-- START --

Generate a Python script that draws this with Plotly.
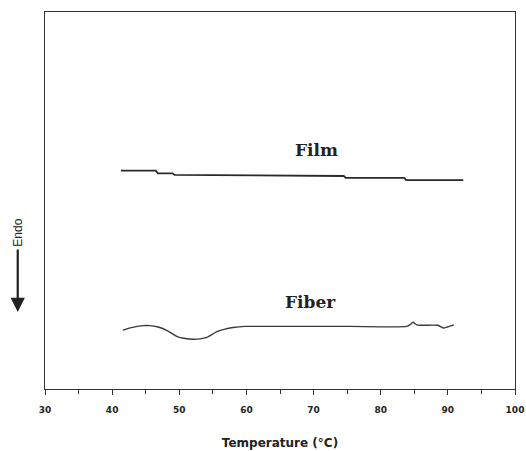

-- END --
-- START --

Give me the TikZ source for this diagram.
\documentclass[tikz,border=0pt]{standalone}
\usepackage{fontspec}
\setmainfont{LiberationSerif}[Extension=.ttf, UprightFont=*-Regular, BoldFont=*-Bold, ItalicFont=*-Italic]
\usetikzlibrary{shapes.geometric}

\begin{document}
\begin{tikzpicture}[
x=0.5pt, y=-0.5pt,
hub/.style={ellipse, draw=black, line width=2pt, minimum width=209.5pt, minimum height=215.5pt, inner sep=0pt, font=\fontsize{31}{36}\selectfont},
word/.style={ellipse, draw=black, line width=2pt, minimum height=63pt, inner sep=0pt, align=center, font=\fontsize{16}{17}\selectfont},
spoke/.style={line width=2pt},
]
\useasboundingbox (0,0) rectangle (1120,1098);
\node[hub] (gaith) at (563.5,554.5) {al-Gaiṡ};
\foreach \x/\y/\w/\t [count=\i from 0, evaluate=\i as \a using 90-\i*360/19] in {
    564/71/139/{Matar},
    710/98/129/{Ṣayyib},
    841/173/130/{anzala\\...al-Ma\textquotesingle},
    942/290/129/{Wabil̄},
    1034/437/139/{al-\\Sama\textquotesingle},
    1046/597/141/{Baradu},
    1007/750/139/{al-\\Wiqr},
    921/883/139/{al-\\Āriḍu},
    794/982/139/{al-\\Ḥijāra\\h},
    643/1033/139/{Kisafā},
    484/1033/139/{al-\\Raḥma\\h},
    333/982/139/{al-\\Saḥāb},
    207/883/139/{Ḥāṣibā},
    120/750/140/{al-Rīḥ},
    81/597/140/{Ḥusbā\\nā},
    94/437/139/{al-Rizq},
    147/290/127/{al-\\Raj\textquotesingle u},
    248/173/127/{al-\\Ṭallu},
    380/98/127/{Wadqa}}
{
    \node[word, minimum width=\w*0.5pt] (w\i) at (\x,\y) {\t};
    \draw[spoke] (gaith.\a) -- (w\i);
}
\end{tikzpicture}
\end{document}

-- END --

Instructions to follow =>
In the records above, locate the lines holding the word "this". Copy each of them.

Final result =>
Generate a Python script that draws this with Plotly.
Give me the TikZ source for this diagram.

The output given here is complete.